Huma Mir also writes articles for newspapers and magazines including Daily Times, The News International and The Nation in Pakistan and also at Canada. She is also Chairperson Youth of Committee at Arts Council of Pakistan at Karachi. She also sanged songs O Laal Meri Pat Rakhio which was original sanged by Noor Jehan also Sanu Nehar Wale Pul Te Bula Ke, Ho Jamalo and Jeevay Jeevay Pakistan.
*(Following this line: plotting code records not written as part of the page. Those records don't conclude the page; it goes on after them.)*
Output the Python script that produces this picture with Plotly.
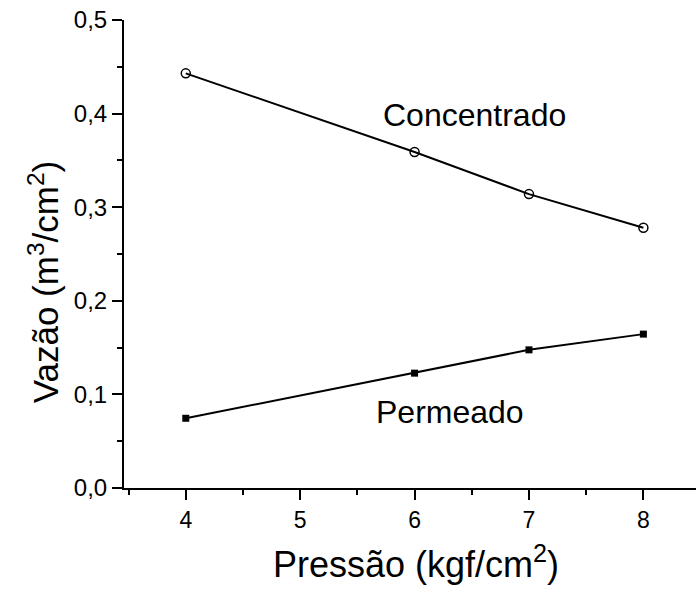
import plotly.graph_objects as go

pressao = [4, 6, 7, 8]
concentrado = [0.443, 0.359, 0.314, 0.278]
permeado = [0.0745, 0.1227, 0.1476, 0.1644]
y_tick_vals = [0.0, 0.1, 0.2, 0.3, 0.4, 0.5]
y_tick_text = ["0,0", "0,1", "0,2", "0,3", "0,4", "0,5"]
x_tick_vals = [4, 5, 6, 7, 8]
x_tick_text = ["4", "5", "6", "7", "8"]

font = "Liberation Sans, Arial, sans-serif"

fig = go.Figure()
fig.add_trace(go.Scatter(x=pressao, y=concentrado, mode="lines+markers", name="Concentrado",
                         line=dict(color="black", width=2),
                         marker=dict(symbol="circle-open", size=9, color="black", line=dict(width=1.5))))
fig.add_trace(go.Scatter(x=pressao, y=permeado, mode="lines+markers", name="Permeado",
                         line=dict(color="black", width=2),
                         marker=dict(symbol="square", size=7, color="black")))

fig.add_annotation(x=6.52, y=0.398, text="Concentrado", showarrow=False,
                   font=dict(family=font, size=32, color="black"))
fig.add_annotation(x=6.31, y=0.081, text="Permeado", showarrow=False,
                   font=dict(family=font, size=32, color="black"))

# axis titles
fig.add_annotation(xref="paper", yref="paper", x=-0.14, y=0.4415, xanchor="center", yanchor="middle",
                   text="Vazão (m<sup>3</sup>/cm<sup>2</sup>)",
                   textangle=-90, showarrow=False, font=dict(family=font, size=35, color="black"))
fig.add_annotation(xref="paper", yref="paper", x=0.51, y=-0.158, xanchor="center", yanchor="middle",
                   text="Pressão (kgf/cm<sup>2</sup>)",
                   showarrow=False, font=dict(family=font, size=36, color="black"))

fig.update_layout(
    width=696, height=592,
    margin=dict(l=124, r=0, t=20, b=104, autoexpand=False),
    paper_bgcolor="white", plot_bgcolor="white",
    showlegend=False,
    font=dict(family=font, color="black"),
    xaxis=dict(range=[3.46, 8.46], tickvals=x_tick_vals, ticktext=x_tick_text, automargin=False,
               ticklabeloverflow="allow",
               showgrid=False, zeroline=False, showline=True, linecolor="black", linewidth=2,
               ticks="outside", ticklen=10, tickwidth=2, tickcolor="black",
               tickfont=dict(size=23),
               minor=dict(dtick=0.5, ticks="outside", ticklen=5, tickwidth=1.5, tickcolor="black")),
    yaxis=dict(range=[0, 0.5], tickvals=y_tick_vals, ticktext=y_tick_text, automargin=False,
               ticklabeloverflow="allow",
               showgrid=False, zeroline=False, showline=True, linecolor="black", linewidth=2,
               ticks="outside", ticklen=10, tickwidth=2, tickcolor="black",
               tickfont=dict(size=24),
               minor=dict(dtick=0.05, ticks="outside", ticklen=5, tickwidth=1.5, tickcolor="black")),
)

fig.write_html("out.html", config={"displayModeBar": False},
               post_script="document.body.style.margin='0';")
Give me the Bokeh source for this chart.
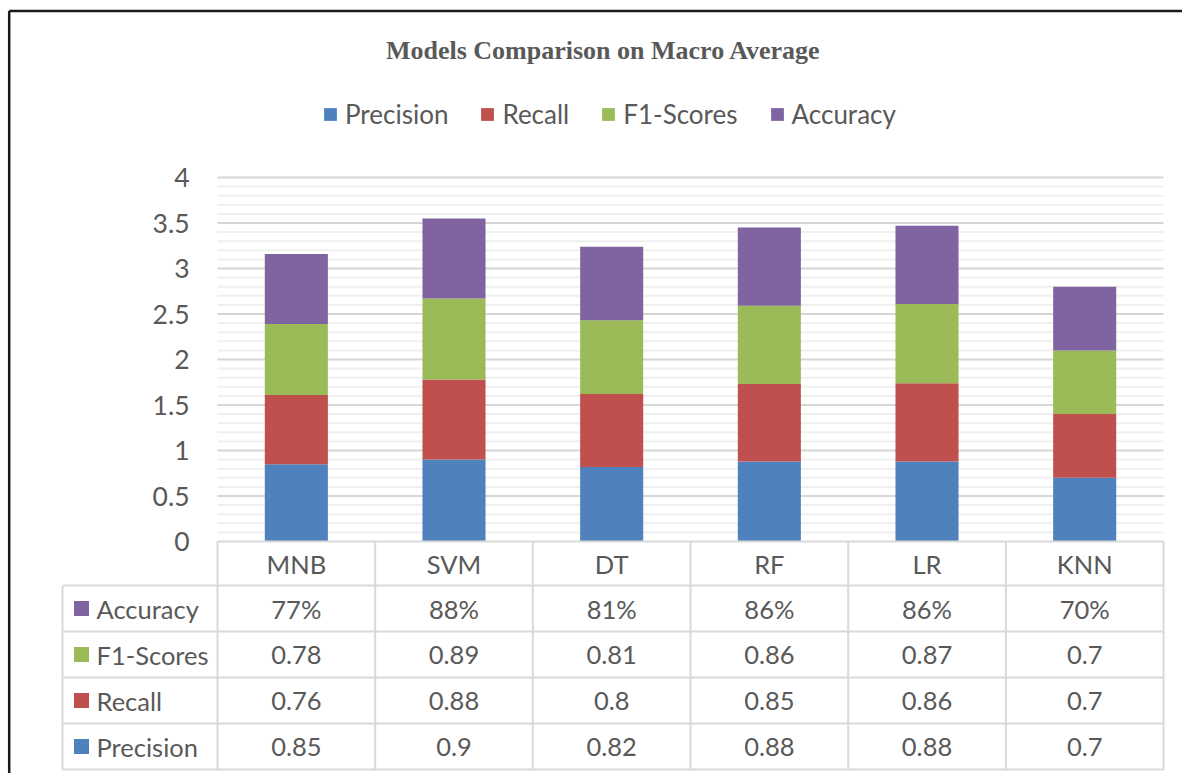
from bokeh.plotting import figure
from bokeh.models import Range1d, Legend, LegendItem, ColumnDataSource
from bokeh.core.properties import value
from bokeh.embed import file_html
from bokeh.resources import INLINE

# ---------------- data ----------------
models = ["MNB", "SVM", "DT", "RF", "LR", "KNN"]
precision = [0.85, 0.9, 0.82, 0.88, 0.88, 0.7]
recall = [0.76, 0.88, 0.8, 0.85, 0.86, 0.7]
f1_scores = [0.78, 0.89, 0.81, 0.86, 0.87, 0.7]
accuracy = [0.77, 0.88, 0.81, 0.86, 0.86, 0.70]
series_names = ["Precision", "Recall", "F1-Scores", "Accuracy"]
y_ticks = [0, 0.5, 1, 1.5, 2, 2.5, 3, 3.5, 4]
y_tick_labels = ["0", "0.5", "1", "1.5", "2", "2.5", "3", "3.5", "4"]
title_text = "Models Comparison on Macro Average"

# ---------------- styles ----------------
colors = ["#4F81BD", "#C0504D", "#9BBB59", "#8064A2"]
TXT = "#595959"
FONT = "Lato"
W, H = 1182, 773
PXX, PXY = 157.67, 91.0           # pixels per data unit
x_start = -0.5 - 217 / PXX
x_end = x_start + W / PXX
y_end = 4 + 177 / PXY
y_start = y_end - H / PXY

p = figure(width=W, height=H, output_backend="svg", toolbar_location=None,
           x_range=Range1d(x_start, x_end), y_range=Range1d(y_start, y_end),
           x_axis_location=None, y_axis_location=None, min_border=0,
           background_fill_color="white", border_fill_color="white")
p.grid.visible = False
p.outline_line_color = None

n = len(models)
xs = list(range(n))
xl, xr = -0.5, n - 0.5

# ---------------- outer frame (left and top edges, as in the source image) ----
bx = x_start + 8.7 / PXX
by = y_end - 10.5 / PXY
p.segment(x0=[bx, bx], x1=[bx, x_end], y0=[y_start, by], y1=[by, by],
          line_color="#1a1a1a", line_width=2.5)

# ---------------- gridlines ----------------
minor = [i / 10 for i in range(1, 41) if i % 5 != 0]
major = [t for t in y_ticks if t > 0]
p.segment(x0=[xl] * len(minor), x1=[xr] * len(minor), y0=minor, y1=minor,
          line_color="#efefef", line_width=2)
p.segment(x0=[xl] * len(major), x1=[xr] * len(major), y0=major, y1=major,
          line_color="#d6d6d6", line_width=2)

# ---------------- bars ----------------
src = ColumnDataSource(dict(x=xs, Precision=precision, Recall=recall,
                            F1=f1_scores, Accuracy=accuracy))
rends = p.vbar_stack(["Precision", "Recall", "F1", "Accuracy"], x="x", width=0.4,
                     color=colors, line_color=None, source=src)

legend = Legend(items=[LegendItem(label=nm, renderers=[r]) for nm, r in zip(series_names, rends)],
                orientation="horizontal", location=(322, 643),
                label_text_font=FONT, label_text_font_size="26px", label_text_color=TXT,
                glyph_width=16, glyph_height=16, label_standoff=7, spacing=31,
                padding=0, margin=0, border_line_color=None, background_fill_alpha=0)
p.add_layout(legend, "center")

# ---------------- title ----------------
p.text(x=[xl], y=[y_end], text=[title_text], x_offset=603 - 217, y_offset=50,
       text_align="center", text_baseline="middle", text_font=value("Liberation Serif"),
       text_font_style="bold", text_font_size="26px", text_color=TXT)

# ---------------- y tick labels ----------------
p.text(x=[xl] * len(y_ticks), y=y_ticks, text=y_tick_labels, x_offset=-28,
       text_align="right", text_baseline="middle", text_font=value(FONT),
       text_font_size="26.5px", text_color=TXT)

# ---------------- data table ----------------
hdr_h = 44 / PXY
row_h = 46 / PXY
bounds = [0, -hdr_h] + [-hdr_h - row_h * (k + 1) for k in range(4)]
lab_left = -0.5 - 155 / PXX

# horizontal lines
hx0 = [xl] + [lab_left] * 5
hx1 = [xr] * 6
p.segment(x0=hx0, x1=hx1, y0=bounds, y1=bounds, line_color="#d9d9d9", line_width=2)
# vertical lines
vx = [lab_left] + [xl + k for k in range(n + 1)]
vy0 = [bounds[1]] + [0] * (n + 1)
vy1 = [bounds[-1]] * (n + 2)
p.segment(x0=vx, x1=vx, y0=vy0, y1=vy1, line_color="#d9d9d9", line_width=2)

TFS = "25.5px"
# header
p.text(x=xs, y=[(bounds[0] + bounds[1]) / 2] * n, text=models, text_align="center",
       text_baseline="middle", text_font=value(FONT), text_font_size=TFS, text_color=TXT)

rows = [("Accuracy", [f"{round(v * 100)}%" for v in accuracy], colors[3]),
        ("F1-Scores", [f"{v:g}" for v in f1_scores], colors[2]),
        ("Recall", [f"{v:g}" for v in recall], colors[1]),
        ("Precision", [f"{v:g}" for v in precision], colors[0])]
for k, (name, vals, col) in enumerate(rows):
    yc = (bounds[k + 1] + bounds[k + 2]) / 2
    p.text(x=xs, y=[yc] * n, text=vals, text_align="center", text_baseline="middle",
           text_font=value(FONT), text_font_size=TFS, text_color=TXT)
    p.rect(x=[lab_left + 19 / PXX], y=[yc], width=15 / PXX, height=15 / PXY,
           fill_color=col, line_color=None)
    p.text(x=[lab_left], y=[yc], text=[name], x_offset=34, text_align="left",
           text_baseline="middle", text_font=value(FONT), text_font_size=TFS,
           text_color=TXT)

open("out.html", "w").write(file_html(p, INLINE))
Later she appeared in dramas Jise Paya Chahey Khwabon Ka Musafir, Aik Rat Aik Kahani, Jedi in Trouble, Afsos Hasil Ka and Musafatein. Then she took a break and then after a 12-year gap she appeared in drama Koyal it aired on Aaj Entertainment the drama was written by Zanjabeel Asim Shah and directed by Yasir Hussain in which she portrayed the role of Nargis.

== Personal life ==
Huma was married but later she filed for divorce citing irreconcilable differences and her older brothers Hamid Mir, Faisal Mir, Imran Mir and Amir Mir are journalists and newscasters.

== Filmography ==
=== Television ===

| Year | Title | Role | Network |
| 1980 | Bahadar Ali | Nikhil | PTV |
| 1986 | Show Time | Herself |
| 1987 | Dhoop Kinare | Sharmeen |
| 1989 | Sitamgar Taray Liay | Rakhshanda |
| 1990 | Ba Adab Ba Mulahiza Hoshiyaar | Farhana |
| 1991 | Gurez | Rani |
| 1992 | Dastaan | Seemi |
| Kaffara | Ghazala |
| Hasina-E-Alam | Air Hostess |
| Pas-e-Aaina | Batool |
| 1993 | Barish Ke Baad | Maheen |
| Shehrzad | Sitara |
| Zarb Taqseem | Najma |
| Rozan-e-Zindan Se | Irfana |
| 1994 | Haala | Haala |
| Khilonay | Doctor |
| Rafta Rafta | Ruby |
| 1995 | Jise Paya Chahey Khwabon Ka Musafir | Mona |
| Aik Rat Aik Kahani | Maya |
| Uncle Sargam Show | Herself |
| Khawab Azab | Suraiyya |
| Palay Khan | Shazia |
| Paadash | Rabia |
| Monsoon | Kulsoom |
| 1996 | Jedi in Trouble | Jeni |
| 1997 | Afsos Hasil Ka | Shaista |
| Musafatein | Zeba |
| Jeet | Urooj |
| 1998 | Gardbad | Nashkah |
| Haft Aasman | Reshma |
| 1999 | Ek Safar Tanha Hi | Nida |
| Hanste Baste | Ghazal |
| Sitamgar Tere Liay | Rakshanda |
| 2000 | Manoos Ajnabi | Tina |
| 2021 | Koyal | Nargis | Aaj Entertainment |
| 2026 | Mere Pass Raho Tum | Safia | Express Entertainment |

=== Telefilm ===

| Year | Title | Role |
|---|---|---|
| 1993 | Ain Ishq | Chamki |
| 1994 | Aadmi | Irfana |
| 1995 | Gul Phenke Hain | Doctor Samina |

== Bibliography ==
Huma authored a critically novel titled Kuchh Aur about destruction of the city she loved, floods and society in disarray. She then wrote another book titled Yeh Hain Talat Hussain in which she wrote about his acting career and his biography.